A recent newsletter from AdamSmithWorks reminded me of this great discussion between Russ Roberts and Mike Munger on division of labor, particularly their discussion about shoe and boot making in Colonial Williamsburg. (That bit of the podcast begins at around 27:54).
The discussion about shoes and boots caught my attention then and now because of the great discussion of the price of boots in Terry Pratchett’s Men at Arms:
The reason that the rich were so rich, Vimes reasoned, was because they managed to spend less money.
Take boots, for example. He earned thirty-eight dollars a month plus allowances. A really good pair of leather boots cost fifty dollars. But an affordable pair of boots, which were sort of OK for a season or two and then leaked like hell when the cardboard gave out, cost about ten dollars. Those were the kind of boots Vimes always bought, and wore until the soles were so thin that he could tell where he was in Ankh-Morpork on a foggy night by the feel of the cobbles.
But the thing was that good boots lasted for years and years. A man who could afford fifty dollars had a pair of boots that’d still be keeping his feet dry in ten years’ time, while the poor man who could only afford cheap boots would have spent a hundred dollars on boots in the same time and would still have wet feet.
This was the Captain Samuel Vimes Boots’ theory of socioeconomic unfairness.
$10 boots that last for 2 years and $50 boots that last for $10 years may seem to amount to the same thing, economically. One is spending $5 annually on boots, after all. That’s why it’s so important that Pratchett specifies that even when new Vimes’s boots are merely “sort of okay.” He’s not comparing two similar goods. The $50 boots are better all the way through their life span than the $10 boots are at any point in theirs.
As an officer with the Night Watch in the city of Ankh-Morpork, Vimes is on his feet all night, every night, and has a lot of time to think about boots, especially because his are usually leaking, full of holes, and held together by tape and cardboard. Just as Russ Roberts observes that the Williamsburg shoemaker is still poor because he doesn’t have enough capital to hire more hands to help him, Sam Vimes knows that his feet are wet and tired because he doesn’t have enough capital to either borrow against or liquidate to buy better boots.
It’s not clear whether Ankh-Morpork has a functioning credit system. (Paper money doesn’t appear in the city until Making Money, the 40th novel in the series, for example). It’s also not clear–given the general rough and tumble aspects of Ankh-Morpork’s “business” community–whether borrowing money is a particularly safe notion.
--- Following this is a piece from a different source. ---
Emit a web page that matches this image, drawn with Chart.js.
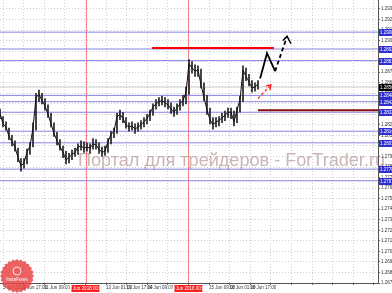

Safe and functioning credit might also have allowed shoemakers in places like Ankh-Morpork and Williamsburg to bring on more hands, buy more raw materials, and produce better boots for lower prices. Either way credit could have allowed Vimes to buy a better pair of boots and have dry feet for a few years.
(The new BBCAmerica series, The Watch, begins filming at the end of September and is scheduled to premiere in 2020. I’ll be watching with interest to see what kind of boots Vimes is wearing, and whether any of Pratchett’s economic content makes it onto the screen.)
READER COMMENTS
Matthias Görgens
Sep 23 2019 at 11:20pm
I like Pratchett, but he’s not too great on economics.
Eg in Going Postal he has the Ankh-Morpork post office not be profitable, and argues it needs to be a public utility for the good of society.
The historical London Penny Post that he draws some inspiration from was such a money spinner that the government took over to make a profit.
(Of course, in his fantasy world he can do what he wants to. But it’s generally more enjoyable, I find, when he winds up his figures and then sets them free to let a certain realism take over.)
MarkW
Sep 25 2019 at 9:02am
It’s a side point, but one of the great things about the modern economy is that the ‘parable of the boots’ almost never applies. Anybody who claims to buy a bespoke item based on the claim that ‘it will last longer and save money in the long run’ is nearly always lying to themself to rationalize the purchase of a status good.